Changan recently announced that its JV partner Ford has been asked by the SEC to release its financial report for the first half of the year at the New York Stock Exchange. According to the report, Changan Ford’s total assets and liabilities totaled 42.22 billion RMB and 30.59 billion RMB, respectively. Changan Ford reported earning a total of 57.39 billion RMB in gross revenue and 9.17 billion RMB in net profits over the first half of the year. Based on the fact that Changan Ford sold a total of 423,520 vehicles over that time period, we can ascertain that the JV earned just over 21,000 RMB for every vehicle it sold.

VW also released its fiscal report for the first half of the year around the same time. The manufacturer reported total global income of 107.93 billion euros, down 0.8% year-on-year, and net profits of 3.579 billion euros, down 36.8% year-on-year. Its profits in China for the first half of the year was 2.36 billion euros, down 13.8% from the figure of 2.74 billion euros reported a year ago.

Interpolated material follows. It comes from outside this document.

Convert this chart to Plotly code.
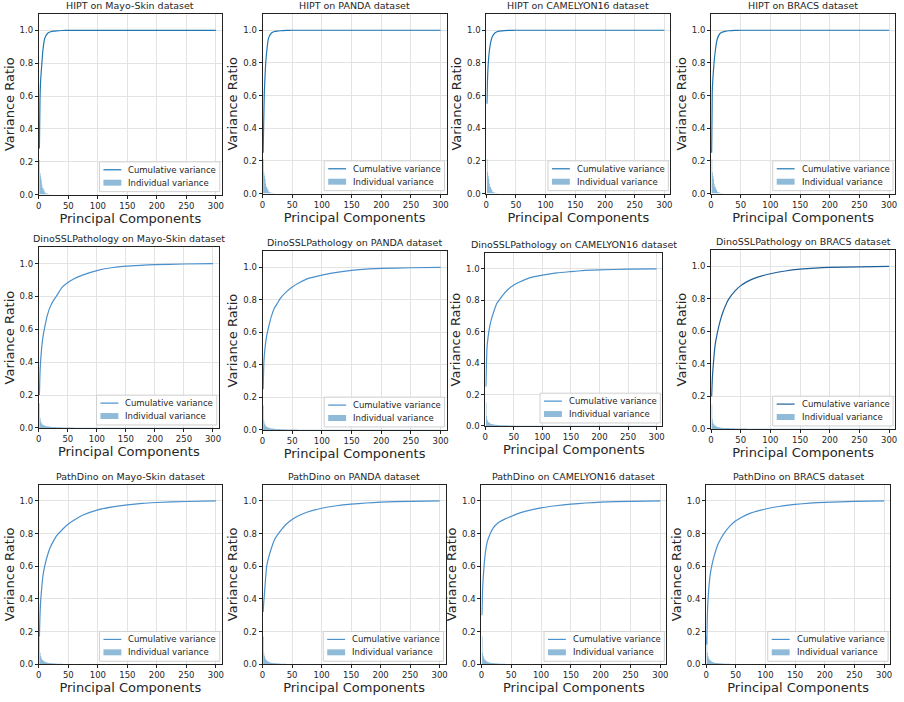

Analysts comparing VW’s Chinese profits with the 1.85 million new car sales it made in the country calculated that the manufacturer earned approximately 9,400 RMB for each vehicle it sold in China. When considering that VW holds a 50% share in the Shanghai VW JV and a 40% share in the FAW-VW JV, we can double that figure to estimate approximately the total value earned by the JVs as a whole: which also comes out to about 20,000 RMB per vehicle.

Analysts have pointed out to other figures that show that manufacturers earn more in net profit for each vehicle sold in China compared to the global average.

In contrast, own brands, which generally focus on pricing their vehicles on the cheaper end of the spectrum, earn a lot less for each new vehicle they sell.

Great Wall is an example of this. According to the company’s recently released fiscal report, the manufacturer’s gross income and net profit for the first half of the year totaled 41.67 billion RMB and 4.93 billion RMB, representing year-on-year growth of 12.19% and 4.52%, respectively. However, Great Wall only sold 450,000 vehicles over the first half of the year, 84% of which were sales of SUV models.

Fortune 500 magazine last year released a report outlining profit earned by vehicle sold for Chinese own brand manufacturers. According to that report, BYD earned an average of 6,000 RMB for each vehicle sold, Geely an average of 4,000 RMB and Jianghuai an average of 1,500 RMB.

Further worth pointing out is that manufacturers like Great Wall, BYD and Geely represent the upper echelon of Chinese manufacturers. There are many other domestic own brand manufacturers that are struggling to earn even a profit on the vehicles they sell.

One of those manufacturers is Jiangling. According to its recently released financial figures, Jiangling achieved a total income of 10.81 billion RMB over the first half of the year, down 9.83% year-on-year, while its net profit totaled 770 million RMB, down a full 39.2% year-on-year. Jiangling only managed to sell 121,008 vehicles over the first half of this year, down 19.78% year-on-year.

Clearly, the gap between JVs and own brands in the country is still considerable and will not be eroded any time soon.